(director: Nancy Kelly; screenwriters: Anna Makepeace/novel by Ruthanne Lum McCunn; cinematographer: Bobby Bukowski; editor: Kenji Yamamoto; music: Gary Remal Malkin; cast:  Rosalind Chao (Lalu/Polly), Chris Cooper (Charlie Bemis), Dennis Dun (Jim), Michael Paul Chan (Hong King), Will Oldham (Miles), Jimmie F. Skaggs (Jonas); Runtime: 105; MPAA Rating: NR; producers: Nancy Kelly/Kenji Yamamoto; Hemdale Home Video; 1990-in English and Chinese, with English subtitles when necessary)

“Not a great dramatic film.”

Reviewed by Dennis Schwartz

The former ranch hand and actress turned director, who later becomes a documentarian, Nancy Kelly  (“Downside Up”), adapts the story from the novel by Ruthanne Lum McCunn. The screenplay is written by Anna Makepeace. The low-budget indie (shot for $2 million) decently tells the gripping true tale of Polly Bemis, born Lalu Nathoy. It played on the PBS indie cinema series “American Playhouse.”

Lalu (Rosalind Chao) is a young shepherd in a nomadic family in the 1880s Mongolian steppes. Her impoverished father sells her to a marriage broker, whereby she is sent to America, where Chinese immigrants looking for a Chinese wife will pay a broker to get them someone to marry.

At an auction in San Francisco she is bought by the nice guy slave trader Jim (Dennis Dun), a Chinese pack-mule operator, who speaks no Chinese. But he somehow communicates to the confused Lalu that he’s only her escort to her husband and not her husband. His sound advice to her is: “To learn English, Start your own business and Carry a gun.” She develops a crush on him and is disappointed that he leaves her so suddenly after delivering her to her husband. The husband who bought her is from a mining town in Idaho. He’s a brutish older Chinese man, named Hong King (Michael Paul Chan), who is partners in a saloon with the white guy Charlie Bemis (Chris Cooper). Hubby renames her Polly, and plans to use her as an exotic prostitute. But the girl resists. Meanwhile the gruff Charlie acts nice and teaches her English at the saloon, as she wards off the miners by telling them she’s no whore and wards off her hubby by brandishing a knife when he tries to force her to be a whore (though he will brutally rape her at one point).

With Charlie’s help, she manages on her own and starts her own laundry business.

The rest of the tale is how she adapts to her New World and is able to marry Charlie when he has enough money to buy her at an auction Hong King runs when he finally realizes she won’t give him what he wants.

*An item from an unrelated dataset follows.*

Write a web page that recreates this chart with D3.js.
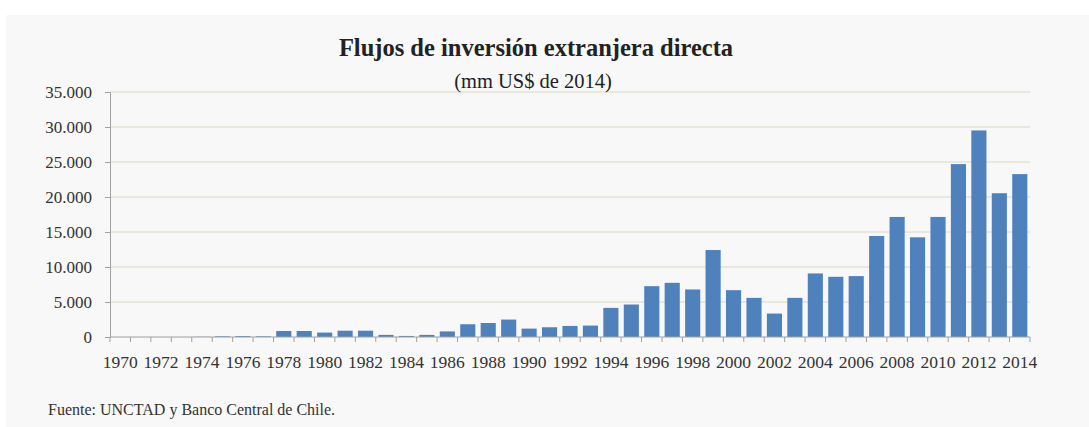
<!DOCTYPE html>
<html><head><meta charset="utf-8">
<script src="https://cdn.jsdelivr.net/npm/d3@7"></script>
<style>body{margin:0;background:#fff;}svg{display:block;}</style>
</head><body>
<svg id="c" width="1089" height="427"></svg>
<script>
const years = d3.range(1970, 2015);
const values = [0, 0, 0, 0, 30, 100, 130, 100, 860, 860, 630, 900, 900, 300,
  150, 300, 800, 1820, 2000, 2490, 1200, 1390, 1580, 1630, 4160, 4640, 7260, 7740,
  6790, 12420, 6690, 5590, 3350, 5590, 9080, 8600, 8700, 14430, 17150, 14240,
  17150, 24700, 29510, 20540, 23270];
const yTicks = [0, 5000, 10000, 15000, 20000, 25000, 30000, 35000];
const xLabels = years.filter(y => y % 2 === 0);
const title = "Flujos de inversión extranjera directa";
const subtitle = "(mm US$ de 2014)";
const source = "Fuente: UNCTAD y Banco Central de Chile.";

const svg = d3.select("#c");
const font = "'Liberation Serif', 'DejaVu Serif', serif";
svg.append("rect").attr("x", 6).attr("y", 15).attr("width", 1083).attr("height", 412).attr("fill", "#f8f8f8");

const x = d3.scaleBand().domain(years).range([110, 1030]).paddingInner(0.26).paddingOuter(0.13);
const y = d3.scaleLinear().domain([0, 35000]).range([337, 92]);

// gridlines
svg.append("g").selectAll("line").data(yTicks.filter(d => d > 0)).join("line")
  .attr("x1", 110).attr("x2", 1030).attr("y1", d => y(d)).attr("y2", d => y(d))
  .attr("stroke", "#e6e2d2").attr("stroke-width", 1.5);

// bars
svg.append("g").selectAll("rect").data(years).join("rect")
  .attr("x", d => x(d)).attr("width", x.bandwidth())
  .attr("y", (d, i) => y(values[i])).attr("height", (d, i) => y(0) - y(values[i]))
  .attr("fill", "#4f81bd");

// y axis
const yAxis = svg.append("g").attr("transform", "translate(110,0)")
  .call(d3.axisLeft(y).tickValues(yTicks).tickSize(5).tickPadding(13)
    .tickFormat(d => d3.format(",")(d).replace(/,/g, ".")));
yAxis.select(".domain").attr("stroke", "#a0a0a0");
yAxis.selectAll(".tick line").attr("stroke", "#a0a0a0");
yAxis.selectAll("text").attr("font-family", font).attr("font-size", 17).attr("fill", "#333");

// x axis
const step = x.step();
const xg = svg.append("g");
xg.append("line").attr("x1", 110).attr("x2", 1030).attr("y1", y(0)).attr("y2", y(0)).attr("stroke", "#a0a0a0");
xg.selectAll("line.t").data(d3.range(years.length + 1)).join("line").attr("class", "t")
  .attr("x1", i => 110 + i * step).attr("x2", i => 110 + i * step)
  .attr("y1", y(0)).attr("y2", y(0) + 5).attr("stroke", "#a0a0a0");
xg.selectAll("text").data(xLabels).join("text")
  .attr("x", d => x(d) + x.bandwidth() / 2).attr("y", 368)
  .attr("text-anchor", "middle").attr("font-family", font).attr("font-size", 17.5).attr("fill", "#333")
  .text(d => d);

// titles
svg.append("text").attr("x", 536).attr("y", 56).attr("text-anchor", "middle")
  .attr("font-family", font).attr("font-weight", "bold").attr("font-size", 24.5).attr("fill", "#222").text(title);
svg.append("text").attr("x", 533).attr("y", 88).attr("text-anchor", "middle")
  .attr("font-family", font).attr("font-size", 20.5).attr("fill", "#222").text(subtitle);
svg.append("text").attr("x", 48).attr("y", 415)
  .attr("font-family", font).attr("font-size", 16).attr("fill", "#333").text(source);
</script>
</body></html>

She is still remembered today as a frontier woman who survived her ordeal and adjusted to her new country despite all the racism shown against the Chinese and overcoming her slave-like forced marriage.

The lead actors keep things real with solid performances (Rosalind Chao gives a sparkling performance), and the location shots give you a feeling of the isolation felt in the mining town. Everything seems authentic. But it’s not a great dramatic film. What it offers is a good feminist viewpoint into the narrative and points out that even if slavery was abolished by Lincoln it still took place underground in the Chinese community.

The title refers to how much it costs to buy her freedom.